В 2008 г. я закончил комплексное исследование Витебской художественной школы, начатое еще в 1999-м — в эпоху, когда сам термин «Витебская художественная школа» нуждался в расшифровке и обосновании. Фокусом моей диссертации была репрезентация авангарда в городской и губернской печати, т. е. тексты, которые писали сами авангардисты о «новом искусстве» и «футуризме» в газетах и журналах (в том числе и в тех, которые «делали» они сами), а также то, как их эксперименты с цветом, формой и прочим оценивали в прессе. Работая в архивах, я смог разыскать и ввести в научный оборот несколько публикаций, которые до той поры считались утраченными либо вообще не были известны исследователям.
С момента завершения исследования прошло шесть лет. Мой интерес к Марку Шагалу и его витебскому кругу трансформировался в хроническую болезнь: я стал автоматически отслеживать все публикации на «мою» тему, превращаясь в такого же специалиста, каким является в вопросах инсулиновой зависимости любой страдающий от диабета человек. Шагал и Витебск стали моей зависимостью, избавиться от которой можно, лишь написав о них. Собрать воедино многолетние наблюдения, архивные выписки, разобрать накопившийся материал и выстроить его в книгу удалось в первую очередь благодаря поддержке австрийского Института гуманитарных наук и трем месяцам, которые я провел в Вене осенью 2014 г. Лекции, суммирующие материалы книги, прошли в ноябре 2014 г. в венском Institut für die Wissenschaften vom Menschen и в феврале 2015 г. в вильнюсском Novotel.
Полагаю, что сейчас, когда Шагала разрешили — так же истерически, как когда-то запрещали, — можно рассказать о таких вещах, о которых раньше, в разгар кампании, его очерняющей, говорить было бы неэтично.

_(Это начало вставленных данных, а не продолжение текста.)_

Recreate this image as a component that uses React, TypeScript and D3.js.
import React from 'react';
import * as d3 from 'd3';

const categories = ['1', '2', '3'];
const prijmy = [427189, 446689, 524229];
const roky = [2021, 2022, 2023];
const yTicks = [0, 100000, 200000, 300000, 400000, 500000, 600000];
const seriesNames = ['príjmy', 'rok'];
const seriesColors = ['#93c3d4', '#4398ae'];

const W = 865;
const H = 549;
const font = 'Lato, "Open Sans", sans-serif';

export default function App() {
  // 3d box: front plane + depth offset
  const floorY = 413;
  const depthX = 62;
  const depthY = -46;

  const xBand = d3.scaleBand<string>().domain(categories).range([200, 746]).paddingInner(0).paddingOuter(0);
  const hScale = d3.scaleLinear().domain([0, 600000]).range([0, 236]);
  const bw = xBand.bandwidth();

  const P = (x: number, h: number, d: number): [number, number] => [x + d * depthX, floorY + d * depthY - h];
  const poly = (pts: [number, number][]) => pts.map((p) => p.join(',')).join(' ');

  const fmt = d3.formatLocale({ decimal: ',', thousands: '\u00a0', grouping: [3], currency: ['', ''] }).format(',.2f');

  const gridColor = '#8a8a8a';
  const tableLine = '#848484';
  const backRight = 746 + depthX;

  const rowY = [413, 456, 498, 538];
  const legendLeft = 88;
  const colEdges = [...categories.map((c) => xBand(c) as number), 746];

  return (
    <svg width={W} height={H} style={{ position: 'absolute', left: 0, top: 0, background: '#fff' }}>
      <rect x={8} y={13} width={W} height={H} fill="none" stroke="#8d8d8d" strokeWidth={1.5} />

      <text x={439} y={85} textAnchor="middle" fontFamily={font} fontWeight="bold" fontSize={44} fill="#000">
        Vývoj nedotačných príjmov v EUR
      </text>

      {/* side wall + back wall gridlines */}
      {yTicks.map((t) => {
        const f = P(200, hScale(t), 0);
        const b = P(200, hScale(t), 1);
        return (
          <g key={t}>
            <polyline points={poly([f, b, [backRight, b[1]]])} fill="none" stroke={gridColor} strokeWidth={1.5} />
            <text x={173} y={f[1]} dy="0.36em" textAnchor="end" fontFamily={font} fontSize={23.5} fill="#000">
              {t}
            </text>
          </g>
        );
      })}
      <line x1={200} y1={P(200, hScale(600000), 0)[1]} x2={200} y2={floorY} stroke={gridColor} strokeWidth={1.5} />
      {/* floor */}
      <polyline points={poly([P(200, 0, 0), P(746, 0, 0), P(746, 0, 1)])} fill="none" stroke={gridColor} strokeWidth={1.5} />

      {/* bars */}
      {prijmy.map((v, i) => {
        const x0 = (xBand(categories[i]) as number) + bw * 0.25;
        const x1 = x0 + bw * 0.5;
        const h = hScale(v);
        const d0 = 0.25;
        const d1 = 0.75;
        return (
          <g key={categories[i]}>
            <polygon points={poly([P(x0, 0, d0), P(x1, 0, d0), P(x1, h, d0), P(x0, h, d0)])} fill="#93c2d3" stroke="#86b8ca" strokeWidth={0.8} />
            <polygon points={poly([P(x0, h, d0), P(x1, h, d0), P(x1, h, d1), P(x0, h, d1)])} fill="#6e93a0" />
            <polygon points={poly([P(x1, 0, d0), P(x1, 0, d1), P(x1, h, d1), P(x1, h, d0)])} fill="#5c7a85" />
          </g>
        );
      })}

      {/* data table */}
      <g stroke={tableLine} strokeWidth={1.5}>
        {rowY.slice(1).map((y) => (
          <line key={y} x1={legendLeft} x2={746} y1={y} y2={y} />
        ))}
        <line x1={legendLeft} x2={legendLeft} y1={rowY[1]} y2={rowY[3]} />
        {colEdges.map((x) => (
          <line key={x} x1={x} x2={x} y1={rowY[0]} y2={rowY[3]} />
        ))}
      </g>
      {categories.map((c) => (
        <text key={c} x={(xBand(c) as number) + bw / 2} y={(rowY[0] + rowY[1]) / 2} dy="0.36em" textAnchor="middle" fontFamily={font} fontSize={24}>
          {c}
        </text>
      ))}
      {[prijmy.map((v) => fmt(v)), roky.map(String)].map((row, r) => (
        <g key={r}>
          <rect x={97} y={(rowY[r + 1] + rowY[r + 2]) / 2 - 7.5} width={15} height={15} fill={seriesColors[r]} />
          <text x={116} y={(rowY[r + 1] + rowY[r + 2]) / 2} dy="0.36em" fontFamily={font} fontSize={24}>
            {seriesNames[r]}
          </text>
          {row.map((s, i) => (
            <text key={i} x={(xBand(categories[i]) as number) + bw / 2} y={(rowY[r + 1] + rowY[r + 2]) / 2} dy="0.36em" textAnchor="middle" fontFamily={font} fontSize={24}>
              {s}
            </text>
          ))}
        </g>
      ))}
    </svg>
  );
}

Моя конечная цель состоит в том, чтобы представить трагедию Марка Шагала, не понятого земляками — ни в 1914-м, по возвращении из Парижа, ни в 1920-м, на пути в Париж. Но не нужно думать, что я собираюсь говорить лишь о том, что художнику было плохо в его Витебске. Ведь, непризнанный и полуголодный, осмеянный и преданный ближайшими друзьями, именно тут он придумал образный язык, которым говорил со своими зрителями до самой смерти.
«Sugar Man» Сиксто Родригес перестал писать музыку из-за того, что его никто не понимал.
Марк Шагал по этим же причинам стал гением.
Задача этой книги — в совмещении результатов многолетнего исследования с документальным воспроизведением биографии одного из самых известных художников XX в. Подозреваю, мои коллеги-исследователи упрекнут меня в излишней литературности подачи материала; читатель же, ожидающий «экшна», получит его в непривычной для easy-reading форме.
Я буду стараться держаться на границе, отделяющей историю искусств от методов социологии искусства. В первом случае моей опорой будет работа в архивах, прежде всего — в Государственном архиве Витебской области (ГАВО), а также компаративный анализ полученных результатов с воспоминаниями, перепиской и интервью очевидцев витебских событий.
Одним из факторов новизны и моего личного вклада в тему является фокус на газетной полемике вокруг дел уполномоченного по делам искусств, позволяющей существенно дополнить впечатление о годах, проведенных М. Шагалом на посту представителя Наркомпроса и директора училища. В частности, на протяжении трех лет я работал в фонде редкой книги Президентской библиотеки Республики Беларусь — одном из архивов ограниченного доступа, допуск в который осуществляется по разовым разрешениям, выдающимся по запросам государственных ведомств. Эта часть исследования позволила реконструировать публикации по теме в единственной оставшейся в Беларуси полной подшивке «Витебского листка» — наиболее активно писавшей про М. Шагала газете.
Все узловые утверждения в книге опираются на источники; часть цитируемых архивных материалов вводится в оборот впервые. Несмотря на интенцию автора быть понятным максимально широкому кругу неспециалистов, текст снабжен научным аппаратом и может восприниматься как адаптированная монография.
Необходимое уточнение: герой нашей книги родился в Витебске в 1887 г. В 1907 г. уехал из города для учебы — сначала в Петербург, затем в Париж. В июне 1914 г. он вернулся в Витебск из Берлина для женитьбы на Б. Розенфельд, остался в городе до 1915 г., после уехал в Петроград. 1918–1920 гг. провел в Витебске в статусе уполномоченного по делам искусств. В пределах этого текста мы будем интересоваться витебской жизнью художника, протекавшей в обозначенные выше временные отрезки. Кроме того, в фокусе нашего внимания будут события, происходившие с его наследием, а также с памятью о нем в Витебске после того, как он отбыл в эмиграцию. Активный период травли Шагала в БССР начался после того, как он умер. В этом смысле последняя часть книги будет своего рода летописью борьбы номенклатуры с призраком.